Given problem:
Only the lines from the top of the listing below to the line that has "PSI_PER_BAR = 14.5038" should be echoed, with both ends kept and pictures left out.

[Begin Given information]

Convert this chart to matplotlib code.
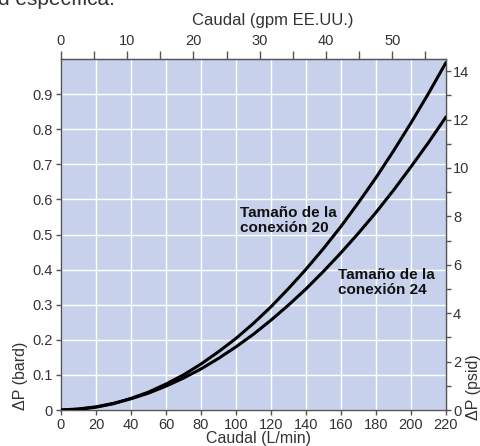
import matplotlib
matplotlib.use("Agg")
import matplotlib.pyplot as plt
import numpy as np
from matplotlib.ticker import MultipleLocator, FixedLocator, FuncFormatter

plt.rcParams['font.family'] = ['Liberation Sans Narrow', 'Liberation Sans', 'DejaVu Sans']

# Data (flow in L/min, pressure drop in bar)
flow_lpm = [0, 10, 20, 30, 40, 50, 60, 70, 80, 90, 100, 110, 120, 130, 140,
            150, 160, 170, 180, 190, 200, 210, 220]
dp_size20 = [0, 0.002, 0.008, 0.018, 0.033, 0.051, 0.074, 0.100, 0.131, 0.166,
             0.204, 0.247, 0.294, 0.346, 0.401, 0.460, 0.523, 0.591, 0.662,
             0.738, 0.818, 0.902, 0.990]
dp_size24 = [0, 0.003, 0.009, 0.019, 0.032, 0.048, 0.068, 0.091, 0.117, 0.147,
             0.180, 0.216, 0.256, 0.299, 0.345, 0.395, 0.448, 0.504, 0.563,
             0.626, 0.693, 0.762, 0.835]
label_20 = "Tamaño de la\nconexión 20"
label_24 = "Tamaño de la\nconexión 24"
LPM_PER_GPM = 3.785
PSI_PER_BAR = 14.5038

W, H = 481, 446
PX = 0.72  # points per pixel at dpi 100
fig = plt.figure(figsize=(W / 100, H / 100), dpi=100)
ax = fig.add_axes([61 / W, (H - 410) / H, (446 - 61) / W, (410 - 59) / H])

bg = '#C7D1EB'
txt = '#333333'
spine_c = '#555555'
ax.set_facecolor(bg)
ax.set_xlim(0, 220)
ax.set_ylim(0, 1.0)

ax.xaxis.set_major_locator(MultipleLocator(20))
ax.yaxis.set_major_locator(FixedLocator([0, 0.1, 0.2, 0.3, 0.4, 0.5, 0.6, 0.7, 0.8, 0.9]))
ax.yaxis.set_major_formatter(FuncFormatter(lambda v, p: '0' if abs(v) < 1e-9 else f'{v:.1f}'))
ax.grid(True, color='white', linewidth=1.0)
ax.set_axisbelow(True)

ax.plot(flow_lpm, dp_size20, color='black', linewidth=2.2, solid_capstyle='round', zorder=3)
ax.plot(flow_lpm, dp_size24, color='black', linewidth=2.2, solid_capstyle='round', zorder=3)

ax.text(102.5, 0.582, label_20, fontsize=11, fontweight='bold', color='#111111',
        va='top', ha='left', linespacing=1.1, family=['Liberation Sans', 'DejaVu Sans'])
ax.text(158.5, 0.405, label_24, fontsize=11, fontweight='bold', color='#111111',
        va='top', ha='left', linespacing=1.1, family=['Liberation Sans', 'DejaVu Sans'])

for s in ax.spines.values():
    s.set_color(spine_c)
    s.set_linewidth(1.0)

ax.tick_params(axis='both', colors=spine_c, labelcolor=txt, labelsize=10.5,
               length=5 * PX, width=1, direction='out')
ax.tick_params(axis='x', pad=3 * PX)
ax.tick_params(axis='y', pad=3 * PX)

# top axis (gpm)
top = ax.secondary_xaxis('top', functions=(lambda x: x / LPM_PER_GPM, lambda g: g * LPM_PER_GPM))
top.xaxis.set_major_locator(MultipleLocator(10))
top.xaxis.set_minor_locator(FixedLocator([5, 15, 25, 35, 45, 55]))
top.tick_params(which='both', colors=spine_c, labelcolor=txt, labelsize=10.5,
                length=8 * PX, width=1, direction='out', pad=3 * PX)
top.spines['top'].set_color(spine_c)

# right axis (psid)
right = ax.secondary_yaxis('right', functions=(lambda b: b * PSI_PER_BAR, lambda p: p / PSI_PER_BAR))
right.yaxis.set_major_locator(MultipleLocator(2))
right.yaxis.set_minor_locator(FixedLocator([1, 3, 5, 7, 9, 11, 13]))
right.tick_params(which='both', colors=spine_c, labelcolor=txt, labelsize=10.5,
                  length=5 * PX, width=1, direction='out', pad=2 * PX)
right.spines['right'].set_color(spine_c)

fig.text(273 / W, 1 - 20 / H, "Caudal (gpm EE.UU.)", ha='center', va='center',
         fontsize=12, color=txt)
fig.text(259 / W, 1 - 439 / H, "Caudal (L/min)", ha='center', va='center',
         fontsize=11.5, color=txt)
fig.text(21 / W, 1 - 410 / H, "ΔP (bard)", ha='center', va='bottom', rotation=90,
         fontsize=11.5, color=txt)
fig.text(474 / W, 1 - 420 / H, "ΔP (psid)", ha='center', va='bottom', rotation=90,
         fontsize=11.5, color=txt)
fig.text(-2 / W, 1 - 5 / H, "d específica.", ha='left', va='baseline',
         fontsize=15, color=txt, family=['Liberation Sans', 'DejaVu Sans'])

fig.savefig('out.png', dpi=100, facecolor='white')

[End Given information]

The output:
Convert this chart to matplotlib code.
import matplotlib
matplotlib.use("Agg")
import matplotlib.pyplot as plt
import numpy as np
from matplotlib.ticker import MultipleLocator, FixedLocator, FuncFormatter

plt.rcParams['font.family'] = ['Liberation Sans Narrow', 'Liberation Sans', 'DejaVu Sans']

# Data (flow in L/min, pressure drop in bar)
flow_lpm = [0, 10, 20, 30, 40, 50, 60, 70, 80, 90, 100, 110, 120, 130, 140,
            150, 160, 170, 180, 190, 200, 210, 220]
dp_size20 = [0, 0.002, 0.008, 0.018, 0.033, 0.051, 0.074, 0.100, 0.131, 0.166,
             0.204, 0.247, 0.294, 0.346, 0.401, 0.460, 0.523, 0.591, 0.662,
             0.738, 0.818, 0.902, 0.990]
dp_size24 = [0, 0.003, 0.009, 0.019, 0.032, 0.048, 0.068, 0.091, 0.117, 0.147,
             0.180, 0.216, 0.256, 0.299, 0.345, 0.395, 0.448, 0.504, 0.563,
             0.626, 0.693, 0.762, 0.835]
label_20 = "Tamaño de la\nconexión 20"
label_24 = "Tamaño de la\nconexión 24"
LPM_PER_GPM = 3.785
PSI_PER_BAR = 14.5038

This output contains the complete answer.